Evan Forman, PhD, professor of psychology, WELL Center graduate students Michael Berry, Christina Chywl, Hannah Dart and Jasmine Sun and research assistant Abigail Metzler published "Associations between behavior change technique clusters and weight loss outcomes of automated digital interventions: a systematic review and meta-regression" in Health Psychology Review.
Amanda McMillan Lequieu, PhD, assistant professor of sociology, coauthored a book review of Julie C. Keller’s Milking in the Shadows with Kyle McDonald '22, BS sociology, that was published in the rural sociology subfield journal Agriculture and Human Values. The review emerged from an independent study they completed together in winter 2021–22.
Chemistry graduate student Andrew Lindsay and Associate Professor of Chemistry Ezra Wood, PhD, published "Comparison of Two Photolytic Calibration Methods for Nitrous Acid" in Atmospheric Measurement Techniques.
Don Riggs, PhD, teaching professor of English, published a review of Lou Iovino’s novel Skybound in Future Fire.
Scott Stein, MFA, teaching professor of English and director of Drexel Publishing Group, published a novel, The Great American Betrayal, via Tiny Fox Press. The Great American Betrayal is a sequel to Stein’s last novel, The Great American Deception, and has been named one of the best comedy books of 2022 by Vulture.
Kelly Underman, PhD, assistant professor of sociology, published an article with colleagues including medical sociology minor Merlin Kochunilathil, “Online student culture as site for negotiating assessment in medical education,” in Social Science & Medicine. Underman also recently published an article, “The Social Transmission of Bodily Knowledge,” in Body and Society.

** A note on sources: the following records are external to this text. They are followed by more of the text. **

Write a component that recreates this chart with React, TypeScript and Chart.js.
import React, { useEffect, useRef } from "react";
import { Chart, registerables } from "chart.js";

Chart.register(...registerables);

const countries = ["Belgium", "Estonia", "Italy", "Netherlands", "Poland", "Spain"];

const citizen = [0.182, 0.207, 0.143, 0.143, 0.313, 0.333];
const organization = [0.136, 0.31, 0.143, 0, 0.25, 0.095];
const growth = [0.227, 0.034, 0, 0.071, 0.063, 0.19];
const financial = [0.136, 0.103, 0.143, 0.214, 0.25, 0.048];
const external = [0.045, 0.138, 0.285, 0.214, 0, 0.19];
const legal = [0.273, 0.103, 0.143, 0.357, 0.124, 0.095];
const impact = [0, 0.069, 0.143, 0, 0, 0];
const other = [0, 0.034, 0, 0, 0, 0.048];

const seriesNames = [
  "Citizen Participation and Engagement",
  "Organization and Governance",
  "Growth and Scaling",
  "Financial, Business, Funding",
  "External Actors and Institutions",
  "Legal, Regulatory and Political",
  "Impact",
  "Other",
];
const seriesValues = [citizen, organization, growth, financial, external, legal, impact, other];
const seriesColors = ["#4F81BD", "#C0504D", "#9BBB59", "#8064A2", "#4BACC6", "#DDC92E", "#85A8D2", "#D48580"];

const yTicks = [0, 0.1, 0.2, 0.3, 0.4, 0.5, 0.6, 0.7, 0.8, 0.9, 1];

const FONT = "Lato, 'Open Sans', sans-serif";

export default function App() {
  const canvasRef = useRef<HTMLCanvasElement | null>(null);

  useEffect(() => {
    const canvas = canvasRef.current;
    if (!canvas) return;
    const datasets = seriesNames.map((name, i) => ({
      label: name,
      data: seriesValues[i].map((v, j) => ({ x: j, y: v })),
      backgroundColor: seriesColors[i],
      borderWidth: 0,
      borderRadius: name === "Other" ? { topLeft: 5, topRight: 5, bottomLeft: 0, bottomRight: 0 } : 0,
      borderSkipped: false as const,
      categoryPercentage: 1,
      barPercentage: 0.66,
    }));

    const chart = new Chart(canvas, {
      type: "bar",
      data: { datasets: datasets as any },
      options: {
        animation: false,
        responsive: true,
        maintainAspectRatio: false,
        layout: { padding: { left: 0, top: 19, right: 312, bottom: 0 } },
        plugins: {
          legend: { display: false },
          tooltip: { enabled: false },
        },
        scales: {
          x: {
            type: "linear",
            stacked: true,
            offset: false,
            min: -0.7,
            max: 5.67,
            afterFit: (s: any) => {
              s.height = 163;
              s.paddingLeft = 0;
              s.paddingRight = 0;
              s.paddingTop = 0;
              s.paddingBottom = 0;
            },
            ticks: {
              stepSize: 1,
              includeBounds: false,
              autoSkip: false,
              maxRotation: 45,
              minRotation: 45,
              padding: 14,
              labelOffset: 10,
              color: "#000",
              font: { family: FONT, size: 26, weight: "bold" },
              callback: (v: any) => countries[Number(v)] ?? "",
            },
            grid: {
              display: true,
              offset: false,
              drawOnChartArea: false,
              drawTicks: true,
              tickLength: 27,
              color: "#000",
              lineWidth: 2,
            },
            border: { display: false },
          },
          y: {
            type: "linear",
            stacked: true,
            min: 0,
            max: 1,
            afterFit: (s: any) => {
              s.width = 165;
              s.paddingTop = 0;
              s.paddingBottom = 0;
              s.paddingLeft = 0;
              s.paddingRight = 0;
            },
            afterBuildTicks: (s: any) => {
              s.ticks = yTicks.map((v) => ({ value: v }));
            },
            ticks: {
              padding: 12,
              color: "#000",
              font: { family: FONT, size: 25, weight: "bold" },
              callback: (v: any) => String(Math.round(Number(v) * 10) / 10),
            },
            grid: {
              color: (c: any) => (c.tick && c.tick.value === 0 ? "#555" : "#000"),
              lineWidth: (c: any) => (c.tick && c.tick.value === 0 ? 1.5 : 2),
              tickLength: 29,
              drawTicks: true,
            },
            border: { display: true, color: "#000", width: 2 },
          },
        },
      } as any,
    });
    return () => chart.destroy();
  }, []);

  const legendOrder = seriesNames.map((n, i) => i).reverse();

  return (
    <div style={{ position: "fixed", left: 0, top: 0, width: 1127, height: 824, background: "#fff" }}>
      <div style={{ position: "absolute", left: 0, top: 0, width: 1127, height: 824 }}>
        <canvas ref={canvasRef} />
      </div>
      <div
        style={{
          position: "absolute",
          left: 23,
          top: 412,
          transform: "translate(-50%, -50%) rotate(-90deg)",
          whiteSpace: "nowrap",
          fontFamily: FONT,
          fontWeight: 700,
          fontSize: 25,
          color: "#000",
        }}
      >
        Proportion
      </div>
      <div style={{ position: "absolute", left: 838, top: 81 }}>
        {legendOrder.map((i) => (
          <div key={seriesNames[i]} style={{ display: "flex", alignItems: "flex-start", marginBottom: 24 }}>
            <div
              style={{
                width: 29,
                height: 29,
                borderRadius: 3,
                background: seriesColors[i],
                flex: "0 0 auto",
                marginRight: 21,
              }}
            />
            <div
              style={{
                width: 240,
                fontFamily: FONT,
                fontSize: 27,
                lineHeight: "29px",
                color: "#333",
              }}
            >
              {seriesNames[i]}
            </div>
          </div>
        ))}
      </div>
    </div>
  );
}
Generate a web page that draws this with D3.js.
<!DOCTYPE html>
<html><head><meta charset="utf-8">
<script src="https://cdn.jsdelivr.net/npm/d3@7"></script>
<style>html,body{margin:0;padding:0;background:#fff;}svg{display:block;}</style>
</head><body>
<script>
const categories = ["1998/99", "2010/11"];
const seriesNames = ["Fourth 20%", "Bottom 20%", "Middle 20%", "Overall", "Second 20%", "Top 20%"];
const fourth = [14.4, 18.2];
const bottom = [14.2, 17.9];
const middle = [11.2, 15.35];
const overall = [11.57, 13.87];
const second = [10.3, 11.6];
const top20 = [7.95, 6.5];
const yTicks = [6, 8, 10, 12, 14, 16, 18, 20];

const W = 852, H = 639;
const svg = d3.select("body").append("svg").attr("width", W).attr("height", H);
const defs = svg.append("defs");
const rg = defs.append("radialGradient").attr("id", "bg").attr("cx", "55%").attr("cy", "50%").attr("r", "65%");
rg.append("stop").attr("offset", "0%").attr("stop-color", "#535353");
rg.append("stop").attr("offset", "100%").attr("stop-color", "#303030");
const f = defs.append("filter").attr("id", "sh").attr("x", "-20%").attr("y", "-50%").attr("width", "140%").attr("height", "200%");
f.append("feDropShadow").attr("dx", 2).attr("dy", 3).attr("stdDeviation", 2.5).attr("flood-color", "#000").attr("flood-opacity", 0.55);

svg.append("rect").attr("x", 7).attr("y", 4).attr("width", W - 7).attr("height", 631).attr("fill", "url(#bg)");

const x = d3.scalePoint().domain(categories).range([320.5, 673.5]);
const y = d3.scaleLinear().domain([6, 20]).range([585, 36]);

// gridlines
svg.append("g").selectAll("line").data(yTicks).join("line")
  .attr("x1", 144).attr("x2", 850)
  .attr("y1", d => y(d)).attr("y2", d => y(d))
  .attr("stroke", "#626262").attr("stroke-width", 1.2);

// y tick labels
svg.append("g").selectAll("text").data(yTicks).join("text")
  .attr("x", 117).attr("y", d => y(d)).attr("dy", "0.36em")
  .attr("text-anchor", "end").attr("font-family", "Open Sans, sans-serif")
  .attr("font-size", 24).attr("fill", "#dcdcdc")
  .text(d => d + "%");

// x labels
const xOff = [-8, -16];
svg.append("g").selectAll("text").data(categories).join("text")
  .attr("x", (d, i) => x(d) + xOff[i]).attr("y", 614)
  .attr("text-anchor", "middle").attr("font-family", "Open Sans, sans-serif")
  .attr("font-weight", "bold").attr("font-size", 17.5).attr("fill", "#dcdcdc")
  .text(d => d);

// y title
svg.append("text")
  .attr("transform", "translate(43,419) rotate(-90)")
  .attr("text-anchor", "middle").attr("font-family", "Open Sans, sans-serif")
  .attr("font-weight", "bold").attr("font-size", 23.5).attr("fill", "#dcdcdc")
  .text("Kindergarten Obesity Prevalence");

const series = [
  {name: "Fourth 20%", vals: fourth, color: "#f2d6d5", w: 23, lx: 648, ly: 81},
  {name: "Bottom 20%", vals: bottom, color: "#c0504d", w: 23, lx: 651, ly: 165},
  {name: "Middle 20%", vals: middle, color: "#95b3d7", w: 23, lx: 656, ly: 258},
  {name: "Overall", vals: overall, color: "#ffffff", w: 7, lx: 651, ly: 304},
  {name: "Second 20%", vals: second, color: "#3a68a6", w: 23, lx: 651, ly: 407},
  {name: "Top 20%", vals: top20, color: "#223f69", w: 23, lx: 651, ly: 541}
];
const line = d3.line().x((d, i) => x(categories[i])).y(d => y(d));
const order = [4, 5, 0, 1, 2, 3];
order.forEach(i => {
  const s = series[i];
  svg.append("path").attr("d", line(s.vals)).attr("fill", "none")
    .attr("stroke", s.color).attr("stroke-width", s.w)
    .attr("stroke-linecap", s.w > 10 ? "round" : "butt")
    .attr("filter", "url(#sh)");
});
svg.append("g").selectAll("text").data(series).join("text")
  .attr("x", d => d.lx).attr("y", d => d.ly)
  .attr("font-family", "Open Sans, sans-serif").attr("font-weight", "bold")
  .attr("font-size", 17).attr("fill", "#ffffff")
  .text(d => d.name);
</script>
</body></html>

K. Shwetketu Virbhadra, PhD, instructor of mathematics, published a paper, "Distortions of images of Schwarzschild lensing," in leading journal Physical Review D. The seminal results of this paper are likely to have important implications for the next generation Event Horizon Telescope (ngEHT) project.
Eric Zillmer, PsyD, professor of neuropsychology, edited the book Military Psychology: Clinical and Operational Applications.
Presentations
Mary Ebeling, PhD, associate professor of sociology, gave a keynote at the symposium Prediction, Power and the Politics of Health Data in the Department of Public Health at the University of New South Wales in Sydney, Australia.
Adrienne Juarascio, PhD, assistant professor of psychology, hosted the 28th Annual Meeting of the Eating Disorder Research Society (EDRS). EDRS is an international organization of researchers in the field of eating disorders interested in anorexia nervosa, bulimia nervosa, binge-eating disorder and obesity. WELL Center doctoral students Elizabeth Lampe, Emily Presseller and Claire Trainor each presented at the meeting.
Amanda McMillan Lequieu, PhD, assistant professor of sociology, spoke on her research in an episode of the Drexel Pennoni Honors College podcast, “Pop, the Question.”
Associate Professor of Spanish Mariadelaluz Matus-Mendoza, PhD, will present her paper "Framing Virtual Exchanges within Gen Z’s Interests and a Pursuit of a Global Citizenship Approach to Some World Challenges" at the fourth International Virtual Exchange Conference at CEU Cardenal Herrera University in Valencia, Spain on October 26–28.
Alexis Wiley, BS Environmental Science '22, creator and instructor of the community-based learning course "Lessons of Da Land: Food Sovereignty and Land Justice in Black Philadelphia," was a keynote speaker at Drexel University’s Convocation ceremony.